While Wells is right about variety in the marketplace, consumers are taking advantage of the free options and are rarely, if ever, paying for their music consumption. However, there have been a few recent contradictions to the theory that people are completely unwilling to pay for music.

Taylor Swift created a news frenzy by deciding to pull her music collection from Spotify the week her “1989” album released.

“I’m not willing to contribute my life’s work to an experiment that I don’t feel fairly compensates the writers, producers, artists and creators of this music,” Swift told Yahoo! “And I just don’t agree with perpetuating the perception that music has no value and should be free.”

While Spotify tried to convince Big Machine, Swift’s record label, to reconsider the pull, the new album sold more copies in its first week than any album since Eminem’s “The Eminem Show” in 2003. Detroit News reported that with the right star, the right marketing and the right timing people will still buy music in droves.

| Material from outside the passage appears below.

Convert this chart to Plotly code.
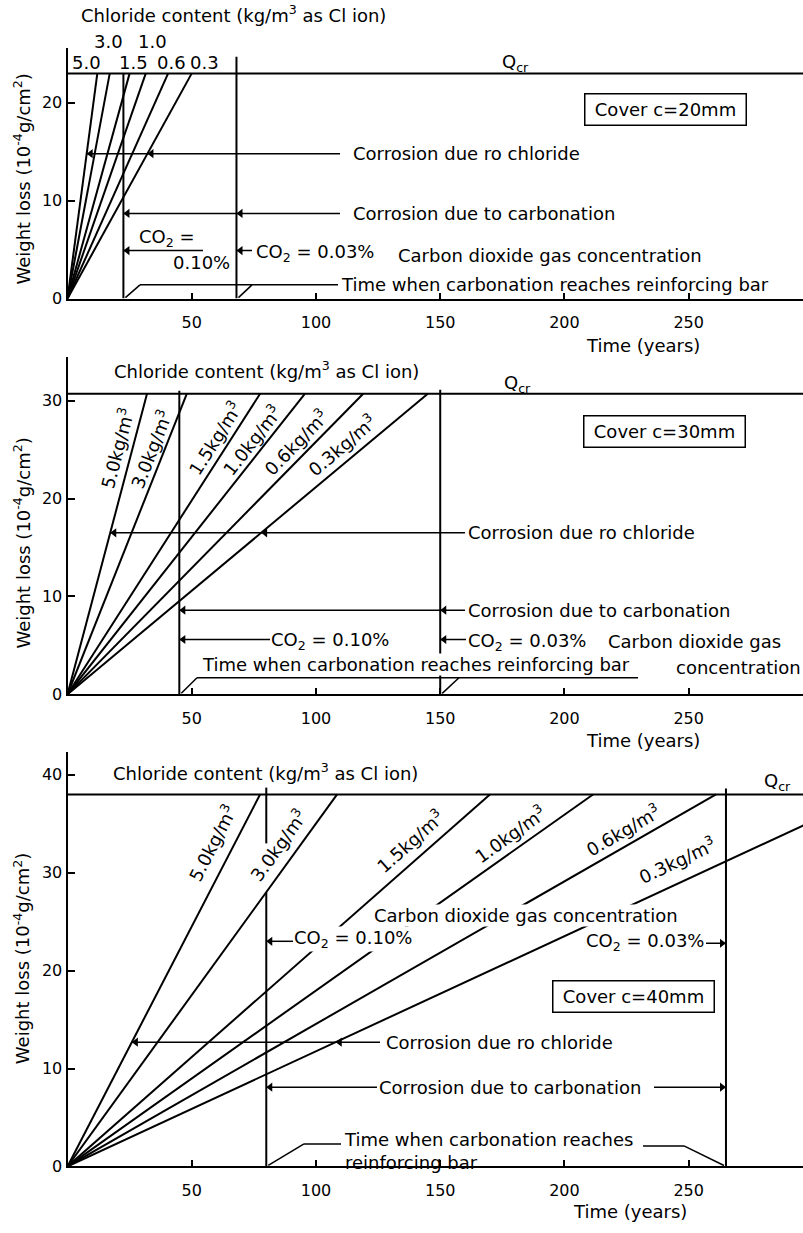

Another option artists have turned to is called windowing. This means an album is held back from streaming services in an attempt to maximize sales for a few months. The Guardian reported that artists such as Coldplay, Adele and even Swift have previously used the window approach and have enjoyed some success.

Chris Crabb, the front man of Provo band The Str!ke, told The Universe how the band plans to handle the changing music industry. He feels that artists need to adapt to the landscape of new availability.

“People need to be more creative because we are now producing on the terms of the consumer,” Crabb said. “We try to focus on what really makes a great artist and believe that is determined by the type of influence artists have on their audience and not necessarily on how much money they make.”

The Str!ke is excited about the digital music industry and finds inspiration within this new world of music. Crabb accepts the challenges streaming sites present and is determined to find ways to grow in the industry by being adaptable and listening to the consumer.

No matter what approach an artist may take, at some point consumers need to decide their approach as well and understand what they are putting back into the industry they expect so much from.